Не поддержали М. С. Грандова Яна Козловская и Соня Виноградская, когда он предложил им подписать заявление коменданту о выселении Есенина. Обстановка накалялась. Неизвестно, чем бы закончилось дело, но у Есенина начался длительный период лечения в санатории и больницах. Галина сообщила Грандову о выписке поэта. Тем не менее за ее строптивость тот пригрозил уволить Бениславскую из редакции газеты «Беднота», но вмешалась Яна Козловская, переговорила с ним и уладила конфликт.
С 13 декабря 1923 г. по двадцатые числа марта 1924 г. в биографии С. Есенина отмечается как «больничный период». За это время поэт прошел лечение и медицинское освидетельствование в четырех клиниках. Г. Бениславская регулярно его навещает, беседует с врачами, контролирует расписание посещения поэта Екатериной Есениной, Аней Назаровой, Яной Козловской и другими в те дни, когда из-за дежурства в редакции сама не могла побывать в больнице.
Первой лечебницей, в которой оказался С. Есенин, была клиника санаторного типа для нервнобольных на Большой Полянке, 52. Попал он туда неслучайно. Приступы депрессии, нервные срывы у него участились. В октябре 1923 г. поэт Вс. Рождественский был свидетелем, когда Есенин без объяснения причин рыдал в петроградском театре Гайдебурова. Прошедший судебный процесс над 4-мя поэтами также отразился на состоянии здоровья поэта.
Есенина поместили в большую, светлую палату, с двумя окнами в одной стене и двумя в другой. Посещавшие поэта друзья отмечали, что на вид он был совершенно здоров. «Впервые Есенина в санатории на Большой Полянке, — вспоминал Ф. Гущин, — я увидел в прекрасно отутюженном сером костюме. Это был статный блондин со светло-голубыми глазами. Больше всего в нем подкупали его необычайная скромность и простота и умение сказать ласковое и доброе слово любому больному. В обстановке такого санатория трудно было поверить, чтобы Есенин мог когда-либо терять спокойствие, нарушать общественный порядок».
И только после общения с поэтом обнаруживались отклонения в его поведении.
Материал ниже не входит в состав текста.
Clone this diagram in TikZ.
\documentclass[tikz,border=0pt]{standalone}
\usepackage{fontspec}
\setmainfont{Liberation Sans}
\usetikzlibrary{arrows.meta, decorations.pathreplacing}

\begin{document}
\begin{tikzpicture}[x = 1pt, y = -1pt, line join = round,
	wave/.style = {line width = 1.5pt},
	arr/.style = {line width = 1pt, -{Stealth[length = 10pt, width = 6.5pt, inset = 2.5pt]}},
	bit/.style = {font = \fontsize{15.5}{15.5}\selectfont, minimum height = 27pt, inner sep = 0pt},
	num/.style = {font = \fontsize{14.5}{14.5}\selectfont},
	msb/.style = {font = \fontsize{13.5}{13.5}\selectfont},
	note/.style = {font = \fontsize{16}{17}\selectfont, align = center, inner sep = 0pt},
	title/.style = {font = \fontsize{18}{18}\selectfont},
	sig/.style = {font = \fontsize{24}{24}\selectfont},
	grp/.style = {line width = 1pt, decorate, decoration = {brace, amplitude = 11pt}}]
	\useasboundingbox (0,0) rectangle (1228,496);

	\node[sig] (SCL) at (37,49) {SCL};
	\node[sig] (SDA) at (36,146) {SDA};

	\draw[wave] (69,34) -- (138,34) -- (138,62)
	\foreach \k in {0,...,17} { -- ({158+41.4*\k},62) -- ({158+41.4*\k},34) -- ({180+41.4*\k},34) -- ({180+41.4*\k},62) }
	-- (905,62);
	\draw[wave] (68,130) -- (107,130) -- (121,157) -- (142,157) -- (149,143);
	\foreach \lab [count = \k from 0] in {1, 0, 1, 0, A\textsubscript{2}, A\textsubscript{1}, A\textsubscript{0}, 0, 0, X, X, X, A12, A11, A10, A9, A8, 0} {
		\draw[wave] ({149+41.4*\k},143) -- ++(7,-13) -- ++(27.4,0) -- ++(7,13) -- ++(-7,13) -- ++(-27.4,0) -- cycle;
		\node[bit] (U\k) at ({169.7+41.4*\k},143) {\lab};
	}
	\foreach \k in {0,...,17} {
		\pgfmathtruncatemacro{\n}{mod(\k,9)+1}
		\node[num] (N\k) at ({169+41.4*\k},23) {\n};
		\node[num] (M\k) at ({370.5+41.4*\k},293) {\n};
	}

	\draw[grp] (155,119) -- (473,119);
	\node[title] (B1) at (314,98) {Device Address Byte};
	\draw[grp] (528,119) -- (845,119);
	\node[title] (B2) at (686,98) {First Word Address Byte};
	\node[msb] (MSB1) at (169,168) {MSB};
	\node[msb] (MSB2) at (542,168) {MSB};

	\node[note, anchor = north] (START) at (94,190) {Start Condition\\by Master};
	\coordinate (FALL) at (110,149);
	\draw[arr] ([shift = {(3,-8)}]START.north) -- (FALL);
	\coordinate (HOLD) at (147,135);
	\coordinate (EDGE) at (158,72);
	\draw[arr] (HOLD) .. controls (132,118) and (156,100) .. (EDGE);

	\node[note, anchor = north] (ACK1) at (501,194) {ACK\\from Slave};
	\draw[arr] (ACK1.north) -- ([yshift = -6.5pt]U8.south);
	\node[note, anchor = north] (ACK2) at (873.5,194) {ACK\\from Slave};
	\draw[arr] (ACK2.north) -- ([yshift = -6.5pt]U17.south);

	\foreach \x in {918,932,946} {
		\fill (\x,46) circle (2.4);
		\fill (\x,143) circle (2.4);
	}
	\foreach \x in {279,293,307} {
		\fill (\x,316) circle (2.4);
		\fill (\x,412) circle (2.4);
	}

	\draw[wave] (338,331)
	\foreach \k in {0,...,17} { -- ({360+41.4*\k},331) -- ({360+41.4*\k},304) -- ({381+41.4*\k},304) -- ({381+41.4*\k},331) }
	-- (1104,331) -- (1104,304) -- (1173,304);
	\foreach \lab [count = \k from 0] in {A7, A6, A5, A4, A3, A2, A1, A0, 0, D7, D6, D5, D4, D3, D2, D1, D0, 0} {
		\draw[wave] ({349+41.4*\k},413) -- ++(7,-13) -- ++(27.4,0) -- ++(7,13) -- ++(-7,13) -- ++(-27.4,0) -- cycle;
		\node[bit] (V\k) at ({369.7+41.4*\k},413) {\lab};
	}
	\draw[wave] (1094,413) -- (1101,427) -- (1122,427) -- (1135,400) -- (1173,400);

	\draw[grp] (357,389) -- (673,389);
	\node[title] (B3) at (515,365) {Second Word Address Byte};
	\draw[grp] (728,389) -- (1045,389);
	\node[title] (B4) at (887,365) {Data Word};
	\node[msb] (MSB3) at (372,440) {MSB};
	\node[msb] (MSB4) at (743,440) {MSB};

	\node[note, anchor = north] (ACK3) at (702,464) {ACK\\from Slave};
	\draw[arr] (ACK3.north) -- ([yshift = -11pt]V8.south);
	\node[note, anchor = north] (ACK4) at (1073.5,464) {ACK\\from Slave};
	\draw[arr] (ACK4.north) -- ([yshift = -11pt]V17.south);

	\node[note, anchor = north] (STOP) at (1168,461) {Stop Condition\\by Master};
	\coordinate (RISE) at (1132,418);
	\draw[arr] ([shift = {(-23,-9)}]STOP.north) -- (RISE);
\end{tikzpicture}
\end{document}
«Во время разговора мы сидели у окна, — вспоминал Р. Ивнев. — Вдруг Есенин перебил меня на полуслове и, перейдя на шепот, как-то странно оглядываясь по сторонам, сказал:
— Перейдем отсюда скорей. Здесь опасно, понимаешь? Мы здесь слишком на виду, у окна…
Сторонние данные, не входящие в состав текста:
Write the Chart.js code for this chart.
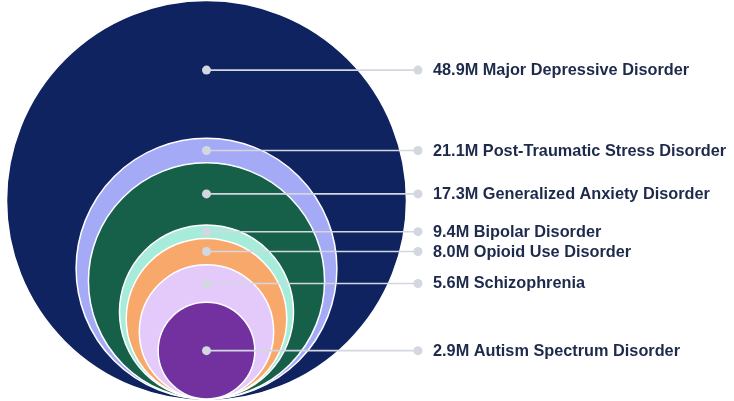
<!DOCTYPE html>
<html>
<head>
<meta charset="utf-8">
<script src="https://cdn.jsdelivr.net/npm/chart.js@4/dist/chart.umd.min.js"></script>
<style>
  html, body { margin: 0; padding: 0; background: #ffffff; }
  #wrap { width: 734px; height: 401px; position: relative; }
</style>
</head>
<body>
<div id="wrap"><canvas id="chart"></canvas></div>
<script>
// ---- data ----
const categories = [
  'Major Depressive Disorder',
  'Post-Traumatic Stress Disorder',
  'Generalized Anxiety Disorder',
  'Bipolar Disorder',
  'Opioid Use Disorder',
  'Schizophrenia',
  'Autism Spectrum Disorder'
];
const valuesMillions = [48.9, 21.1, 17.3, 9.4, 8.0, 5.6, 2.9];
const valueLabels = ['48.9M', '21.1M', '17.3M', '9.4M', '8.0M', '5.6M', '2.9M'];

// ---- styling ----
const fillColors = ['#0f2360', '#a4aaf6', '#166049', '#a7ebdb', '#f9a86c', '#e4c9fb', '#7331a0'];
const leaderColor = '#d3d7df';
const textColor = '#1d2a4c';

// circle radius is proportional to sqrt(value) (area encodes value); circles share a common baseline
const radii = valuesMillions.map(v => Math.sqrt(v));
const yMax = 2 * radii[0];
// leader-dot height: middle of each visible ring (centre for the innermost circle)
const dotY = radii.map((r, i) => i < radii.length - 1 ? (2 * r + 2 * radii[i + 1]) / 2 : r);

// layout constants (pixels)
const W = 734, H = 401;
const PAD_T = 2, PAD_B = 2;
const CENTER_PX = 206.5;     // horizontal centre of the circles
const LEADER_END_PX = 418;   // x of the right-hand leader dot
const TEXT_GAP = 15;

const UNIT = (H - PAD_T - PAD_B) / yMax;          // pixels per data unit (same on both axes)
const X_MIN = -CENTER_PX / UNIT;
const X_MAX = X_MIN + W / UNIT;
const leaderEnd = (LEADER_END_PX - CENTER_PX) / UNIT;

const bubbleData = radii.map(r => ({ x: 0, y: r, r: r * UNIT }));

const labelPlugin = {
  id: 'labels',
  afterDatasetsDraw(chart) {
    const { ctx } = chart;
    const xs = chart.scales.x, ys = chart.scales.y;
    ctx.save();
    ctx.font = 'bold 16.3px "Liberation Sans", Arial, Helvetica, sans-serif';
    ctx.fillStyle = textColor;
    ctx.textBaseline = 'middle';
    ctx.textAlign = 'left';
    categories.forEach((c, i) => {
      const px = xs.getPixelForValue(leaderEnd) + TEXT_GAP;
      const py = ys.getPixelForValue(dotY[i]) + 0.5;
      ctx.fillText(valueLabels[i] + ' ' + c, px, py);
    });
    ctx.restore();
  }
};

function fixRange(lo, hi) {
  return scale => { scale.min = lo; scale.max = hi; };
}

new Chart(document.getElementById('chart'), {
  data: {
    datasets: [
      {
        type: 'bubble',
        order: 3,
        data: bubbleData,
        backgroundColor: fillColors,
        borderColor: fillColors.map((c, i) => i === 0 ? c : '#ffffff'),
        borderWidth: 1.5,
        clip: false
      },
      ...dotY.map(y => ({
        type: 'line',
        order: 2,
        data: [{ x: 0, y: y }, { x: leaderEnd, y: y }],
        borderColor: leaderColor,
        borderWidth: 1.6,
        pointRadius: 4.5,
        pointBackgroundColor: leaderColor,
        pointBorderWidth: 0,
        fill: false,
        clip: false
      }))
    ]
  },
  options: {
    responsive: true,
    maintainAspectRatio: false,
    animation: false,
    events: [],
    layout: { autoPadding: false, padding: { top: PAD_T, bottom: PAD_B, left: 0, right: 0 } },
    plugins: { legend: { display: false }, tooltip: { enabled: false } },
    scales: {
      y: {
        type: 'linear', display: false, min: 0, max: yMax,
        afterDataLimits: fixRange(0, yMax), afterBuildTicks: fixRange(0, yMax)
      },
      x: {
        type: 'linear', display: false, min: X_MIN, max: X_MAX,
        afterDataLimits: fixRange(X_MIN, X_MAX), afterBuildTicks: fixRange(X_MIN, X_MAX)
      }
    }
  },
  plugins: [labelPlugin]
});
</script>
</body>
</html>
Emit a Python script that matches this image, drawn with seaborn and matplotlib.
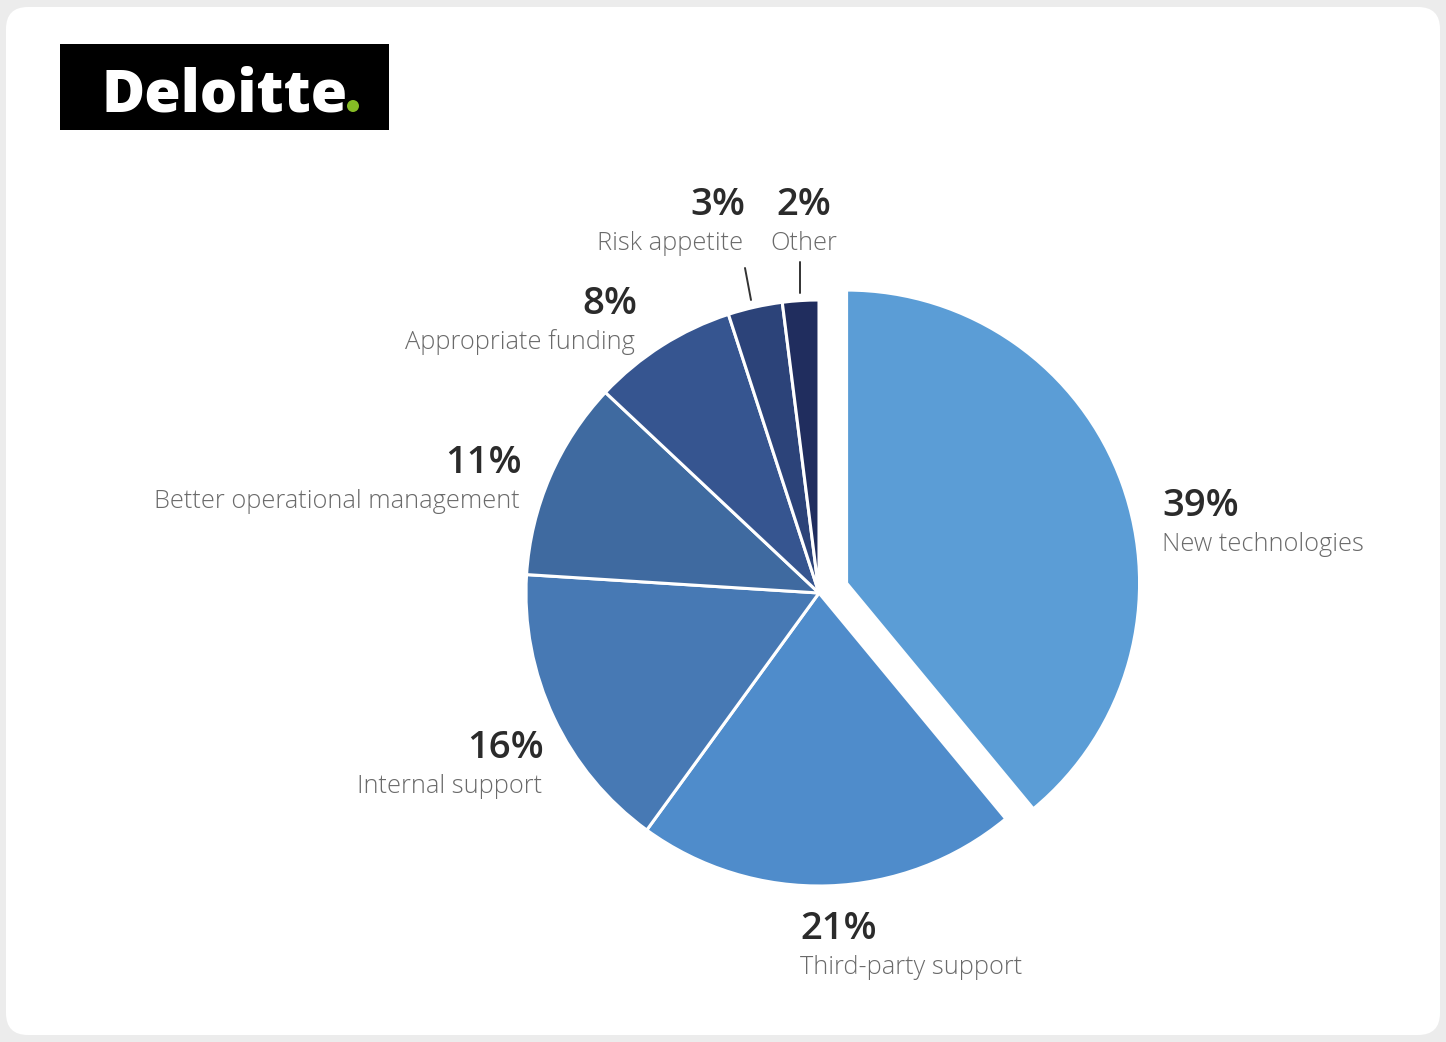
import matplotlib
matplotlib.use("Agg")
import matplotlib.pyplot as plt
from matplotlib.patches import FancyBboxPatch, Rectangle, Circle
import seaborn as sns

# Survey shares, in order clockwise from twelve o'clock
categories = ["New technologies", "Third-party support", "Internal support",
              "Better operational management", "Appropriate funding",
              "Risk appetite", "Other"]
shares = [39, 21, 16, 11, 8, 3, 2]
slice_colors = ["#5b9dd6", "#4f8ccb", "#4779b4", "#3f6aa0",
                "#365590", "#2c4379", "#202d5e"]

sns.set_theme(style="white")
plt.rcParams["font.family"] = ["Open Sans", "DejaVu Sans"]

W, H = 1446, 1042
fig = plt.figure(figsize=(W / 100, H / 100), dpi=100, facecolor="#ececec")
ax = fig.add_axes([0, 0, 1, 1])
ax.set_facecolor("none")


def Y(y):
    # page coordinates measured from the top
    return H - y


# white card
card = FancyBboxPatch((6, Y(1035)), 1434, 1028,
                      boxstyle="round,pad=0,rounding_size=22",
                      facecolor="white", edgecolor="none", zorder=0)
ax.add_patch(card)

# brand mark
ax.add_patch(Rectangle((60, Y(130)), 329, 86, facecolor="black",
                       edgecolor="none", zorder=1))
ax.text(102, Y(112), "Deloitte", color="white", fontsize=42.5,
        fontweight="heavy", ha="left", va="baseline", zorder=2)
ax.add_patch(Circle((353, Y(106)), 6, facecolor="#86bc25",
                    edgecolor="none", zorder=2))

# pie; explode is given in data units, so scale it by the radius
cx, cy, r = 819, Y(593), 293
explode = [0.1 * r] + [0] * (len(shares) - 1)
wedges, _ = ax.pie(shares, colors=sns.color_palette(slice_colors),
                   startangle=90, counterclock=False, explode=explode,
                   center=(cx, cy), radius=r, frame=True,
                   wedgeprops=dict(edgecolor="white", linewidth=2.2))

# label anchors: (x, baseline of percentage, horizontal alignment)
label_pos = [(1162, 516, "left"), (800, 939, "left"), (544, 758, "right"),
             (522, 473, "right"), (637, 314, "right"), (745, 215, "right"),
             (804, 215, "center")]
for name, val, (x, yb, ha) in zip(categories, shares, label_pos):
    ax.text(x, Y(yb), f"{val}%", fontsize=27.5, fontweight="semibold",
            color="#2b2b2b", ha=ha, va="baseline", zorder=3)
    ax.text(x - (2 if ha == "right" else 0), Y(yb + 35), name, fontsize=18.3,
            fontweight="light", color="#6a6a6a", ha=ha, va="baseline",
            zorder=3)

# leader lines for the two thin slices
ax.plot([745, 751], [Y(268), Y(300)], color="#333333", lw=1.4, zorder=3)
ax.plot([800, 800], [Y(262), Y(293)], color="#333333", lw=1.4, zorder=3)

ax.set_xlim(0, W)
ax.set_ylim(0, H)
ax.set_aspect("equal", adjustable="box")
ax.axis("off")

fig.savefig("out.png", dpi=100, facecolor=fig.get_facecolor())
Я удивленно посмотрел на Есенина, ничего не понимая. Он, не замечая моего изумленного взгляда, отвел меня в другой угол комнаты, подальше от окна.
— Ну вот, — сказал он, сразу повеселев, — здесь мы в полной безопасности.
— Но какая же может быть опасность? — спросил я.
— О, ты еще всего не знаешь. У меня столько врагов. Увидели бы в окно и запустили бы камнем. Ну и в тебя могли бы попасть. А я не хочу, чтобы ты из-за меня пострадал.
Теперь я уже понял, что у него что-то вроде мании преследования».
В палате С. Есенин работает над своими произведениями. Когда его навестили сотрудник издательства А. Богомильский и работница типографии К. Колчина, он прочитал им только что написанное стихотворение «Вечер черные брови насопил…».